> [RECORDED INFORMATION]:
────────────────────

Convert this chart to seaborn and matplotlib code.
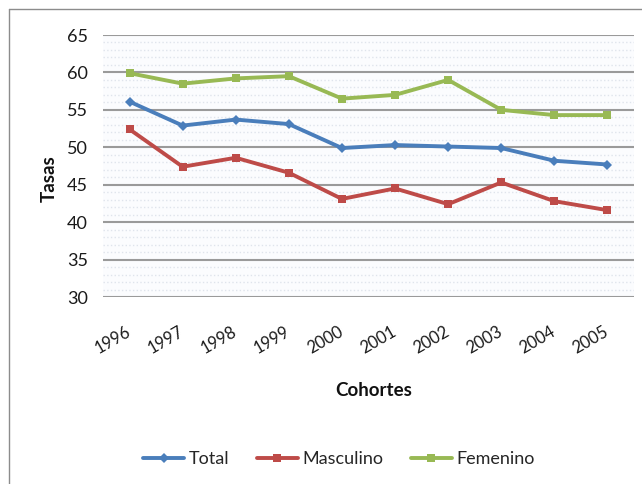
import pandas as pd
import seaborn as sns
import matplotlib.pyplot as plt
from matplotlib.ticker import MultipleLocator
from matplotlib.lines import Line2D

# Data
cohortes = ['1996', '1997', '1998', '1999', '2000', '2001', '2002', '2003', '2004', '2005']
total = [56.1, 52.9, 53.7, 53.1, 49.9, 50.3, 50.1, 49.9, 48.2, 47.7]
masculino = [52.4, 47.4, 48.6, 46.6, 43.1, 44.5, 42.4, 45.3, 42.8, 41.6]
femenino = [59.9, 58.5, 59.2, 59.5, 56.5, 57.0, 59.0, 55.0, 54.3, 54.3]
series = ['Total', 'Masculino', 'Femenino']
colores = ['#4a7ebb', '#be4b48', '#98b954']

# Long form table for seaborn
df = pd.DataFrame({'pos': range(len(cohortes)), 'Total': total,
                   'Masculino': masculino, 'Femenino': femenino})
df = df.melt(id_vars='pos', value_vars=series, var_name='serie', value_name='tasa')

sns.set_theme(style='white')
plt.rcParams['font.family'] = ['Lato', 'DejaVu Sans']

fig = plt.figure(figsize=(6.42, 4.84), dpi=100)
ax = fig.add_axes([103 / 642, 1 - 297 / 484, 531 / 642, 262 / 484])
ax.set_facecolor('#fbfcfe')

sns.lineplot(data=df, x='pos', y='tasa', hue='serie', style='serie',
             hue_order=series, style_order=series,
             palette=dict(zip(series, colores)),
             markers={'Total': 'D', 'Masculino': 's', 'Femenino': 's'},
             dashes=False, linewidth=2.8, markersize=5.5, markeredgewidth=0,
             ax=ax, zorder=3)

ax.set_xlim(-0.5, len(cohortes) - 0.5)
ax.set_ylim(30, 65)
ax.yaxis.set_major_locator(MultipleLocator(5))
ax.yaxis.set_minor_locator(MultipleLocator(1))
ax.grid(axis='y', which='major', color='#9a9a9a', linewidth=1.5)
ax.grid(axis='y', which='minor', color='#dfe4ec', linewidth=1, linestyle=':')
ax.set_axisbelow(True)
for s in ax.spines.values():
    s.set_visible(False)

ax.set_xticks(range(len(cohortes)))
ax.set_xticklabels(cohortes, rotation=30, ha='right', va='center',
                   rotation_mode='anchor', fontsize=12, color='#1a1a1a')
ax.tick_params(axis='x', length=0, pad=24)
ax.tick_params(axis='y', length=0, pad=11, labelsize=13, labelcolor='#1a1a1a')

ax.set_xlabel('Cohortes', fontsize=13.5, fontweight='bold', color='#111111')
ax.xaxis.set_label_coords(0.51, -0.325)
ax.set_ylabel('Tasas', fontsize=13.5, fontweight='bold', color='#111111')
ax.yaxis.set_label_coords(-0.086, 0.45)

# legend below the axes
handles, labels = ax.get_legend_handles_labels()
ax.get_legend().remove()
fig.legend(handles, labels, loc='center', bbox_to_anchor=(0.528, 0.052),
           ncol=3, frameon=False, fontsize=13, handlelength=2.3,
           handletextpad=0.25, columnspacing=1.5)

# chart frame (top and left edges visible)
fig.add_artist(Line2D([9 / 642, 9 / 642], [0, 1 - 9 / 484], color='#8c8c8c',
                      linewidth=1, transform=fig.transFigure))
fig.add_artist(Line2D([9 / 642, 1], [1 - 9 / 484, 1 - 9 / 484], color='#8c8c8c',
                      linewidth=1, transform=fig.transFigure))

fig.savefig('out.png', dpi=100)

────────────────────

Repeat only what lies between the start of the data and the end of the line containing "value_vars=series, var_name='serie', value_name='tasa')", exactly, with pictures left out.

> [WRITTEN ANSWER]:
Convert this chart to seaborn and matplotlib code.
import pandas as pd
import seaborn as sns
import matplotlib.pyplot as plt
from matplotlib.ticker import MultipleLocator
from matplotlib.lines import Line2D

# Data
cohortes = ['1996', '1997', '1998', '1999', '2000', '2001', '2002', '2003', '2004', '2005']
total = [56.1, 52.9, 53.7, 53.1, 49.9, 50.3, 50.1, 49.9, 48.2, 47.7]
masculino = [52.4, 47.4, 48.6, 46.6, 43.1, 44.5, 42.4, 45.3, 42.8, 41.6]
femenino = [59.9, 58.5, 59.2, 59.5, 56.5, 57.0, 59.0, 55.0, 54.3, 54.3]
series = ['Total', 'Masculino', 'Femenino']
colores = ['#4a7ebb', '#be4b48', '#98b954']

# Long form table for seaborn
df = pd.DataFrame({'pos': range(len(cohortes)), 'Total': total,
                   'Masculino': masculino, 'Femenino': femenino})
df = df.melt(id_vars='pos', value_vars=series, var_name='serie', value_name='tasa')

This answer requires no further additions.